Other initiatives include:
- In Uganda, training more than 3,800 entrepreneurs while providing grants in collaboration with various partners, including the Ugandan National Social Security Fund, the Embassy of France and the United Nations Development Programme.
- In Ghana, establishing, with the Ghana Enterprises Agency (GEA), the Standard Bank Incubator, which encourages capacity building and business knowledge sharing).
- In South Africa, introducing the OneFarm Share platform to link marginalised fresh produce producers with mainstream agricultural value chains. This initiative is expected to significantly link Africa’s extensive small farmer segment into regional and even global agricultural value chains.
“Specifically designed financing solutions by the bank to help address the information and administration issues that usually face SMEs seeking funding,” says Cooper. Amongst these initiatives are:
- In Nigeria, SME EZ Cash helps SMEs gather, assemble and present proof of collateral and other required documentation digitally, significantly improving funding outcomes.
- Also, in Nigeria, the bank’s SME Lite provides unsecured working capital solutions for urgent cash flow needs. Over 6 000 loans worth USD 5 million have been disbursed over the last three years.

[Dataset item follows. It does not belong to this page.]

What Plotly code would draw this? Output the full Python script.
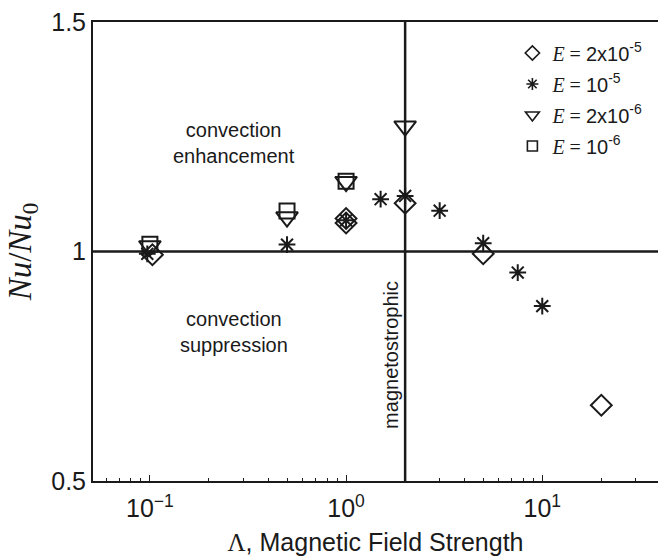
import plotly.graph_objects as go

# ---- data ----
lam_e2e5 = [0.103, 1.0, 1.0, 2.0, 5.0, 20.0]
nu_e2e5 = [0.993, 1.072, 1.062, 1.105, 0.995, 0.665]

lam_e1e5 = [0.097, 0.5, 1.0, 1.5, 2.0, 3.0, 5.0, 7.5, 10.0]
nu_e1e5 = [0.995, 1.015, 1.068, 1.114, 1.121, 1.089, 1.018, 0.954, 0.881]

lam_e2e6 = [0.1, 0.5, 1.0, 2.0]
nu_e2e6 = [1.012, 1.075, 1.152, 1.273]

lam_e1e6 = [0.1, 0.5, 1.0]
nu_e1e6 = [1.016, 1.088, 1.153]

x_tickvals = [0.1, 1, 10]
x_ticktext = ["10<sup>\u22121</sup>", "10<sup>0</sup>", "10<sup>1</sup>"]
x_minor_tickvals = [0.06, 0.07, 0.08, 0.09, 0.2, 0.3, 0.4, 0.5, 0.6, 0.7, 0.8, 0.9,
                    2, 3, 4, 5, 6, 7, 8, 9, 20, 30]
y_tickvals = [0.5, 1, 1.5]
y_ticktext = ["0.5", "1", "1.5"]

ref_nu = 1.0           # Nu/Nu0 = 1 reference line
magnetostrophic = 2.0  # Lambda where magnetostrophic line drawn

SANS = "Liberation Sans, Arial, sans-serif"
SERIF = "Liberation Serif, DejaVu Serif, serif"
INK = "#1a1a1a"


def lbl(rest):
    return ("<span style='font-family:Liberation Serif'><i>E</i> = </span>" + rest)


series = [
    (lam_e2e5, nu_e2e5, "diamond-open", 16, 11, lbl("2x10<sup>-5</sup>")),
    (lam_e1e5, nu_e1e5, "asterisk-open", 14, 10, lbl("10<sup>-5</sup>")),
    (lam_e2e6, nu_e2e6, "triangle-down-open", 19, 12, lbl("2x10<sup>-6</sup>")),
    (lam_e1e6, nu_e1e6, "square-open", 15, 10, lbl("10<sup>-6</sup>")),
]

fig = go.Figure()
for xs, ys, sym, sz, lsz, name in series:
    fig.add_trace(go.Scatter(
        x=xs, y=ys, mode="markers", name=name, showlegend=False,
        marker=dict(symbol=sym, size=sz, color=INK, line=dict(color=INK, width=2)),
    ))
for i, (xs, ys, sym, sz, lsz, name) in enumerate(series):
    # legend-only entry with the smaller legend marker
    fig.add_trace(go.Scatter(
        x=[None], y=[None], mode="markers", name=name, showlegend=True,
        legendgroup="g%d" % i,
        marker=dict(symbol=sym, size=lsz, color=INK, line=dict(color=INK, width=1.6)),
    ))

fig.add_hline(y=ref_nu, line=dict(color=INK, width=2.5), layer="below")
fig.add_vline(x=magnetostrophic, line=dict(color=INK, width=2.5), layer="below")

ann_font = dict(family=SANS, size=20, color=INK)
fig.add_annotation(x=-0.57, y=1.236, xref="x", yref="y",
                   text="convection<br>enhancement", showarrow=False, font=ann_font)
fig.add_annotation(x=-0.57, y=0.825, xref="x", yref="y",
                   text="convection<br>suppression", showarrow=False, font=ann_font)
fig.add_annotation(x=0.301, y=0.775, xref="x", yref="y",
                   text="magnetostrophic", showarrow=False, textangle=-90,
                   xanchor="right", xshift=-1, font=ann_font)

fig.update_layout(
    width=658, height=559,
    margin=dict(l=93, r=0, t=22, b=78),
    paper_bgcolor="white", plot_bgcolor="white",
    font=dict(family=SANS, color=INK),
    showlegend=True,
    legend=dict(x=0.983, y=0.975, xanchor="right", yanchor="top",
                bgcolor="rgba(0,0,0,0)", font=dict(family=SANS, size=20),
                itemwidth=30, tracegroupgap=2),
    xaxis=dict(type="log", range=[-1.29, 1.59],
               tickvals=x_tickvals, ticktext=x_ticktext,
               ticks="inside", ticklen=6, tickwidth=1, tickcolor=INK,
               showline=True, linecolor=INK, linewidth=2, mirror=True,
               showgrid=False, zeroline=False, ticklabelstandoff=4,
               tickfont=dict(family=SANS, size=25),
               minor=dict(tickvals=x_minor_tickvals, ticks="inside", ticklen=3,
                          tickcolor=INK, showgrid=False),
               title=dict(text="<span style='font-family:Liberation Serif'>\u039b</span>, Magnetic Field Strength",
                          font=dict(family=SANS, size=25), standoff=12)),
    yaxis=dict(range=[0.5, 1.5],
               tickvals=y_tickvals, ticktext=y_ticktext,
               ticks="inside", ticklen=6, tickwidth=1, tickcolor=INK,
               showline=True, linecolor=INK, linewidth=2, mirror=False,
               showgrid=False, zeroline=False,
               tickfont=dict(family=SANS, size=25),
               title=dict(text="<i>Nu</i>/<i>Nu</i><sub>0</sub>",
                          font=dict(family=SERIF, size=33), standoff=10)),
)

fig.write_html("out.html")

The bank’s Enterprise Direct, soon to be introduced across Africa, presently connects South African SMEs to business bankers via 12 call-in hubs. The programme enables entrepreneurs to complete over 90% of routine tasks through the Internet and the Standard Bank mobile App. The bankers that assist business owners are experts at connecting entrepreneurs to capital solutions that suit each business’s needs, ability and repayment abilities.
“It is also essential that women are included in mainstream economic endeavours, and we are certainly always committed to playing a part in supporting platforms or programmes to drive this. To this end, with the United Nations, at least 10,000 women were trained in Nigeria to access agricultural value chains. In South Africa, the Basali Development Programme has empowered about 100 female entrepreneurs to grow their businesses,” says Cooper.
With access to finance continuing to be one of the main concerns keeping SME owners awake at night, addressing SMEs' short-term funding needs has seen the bank working with South Africa’s provincial governments to develop purchase order solutions that assist SMEs with government contracts to access short-term funding.
“A healthy, expanding small business segment in Africa will increase employment, broaden tax bases, and increase national GDPs, freeing African governments to focus their funding on the social and economic infrastructure key to expanding inclusion and sustaining long-term economic growth on our continent.”
“Helping build SMEs is about building a future in which everybody wins, and this will go a long way towards driving Africa’s growth,” concludes Cooper.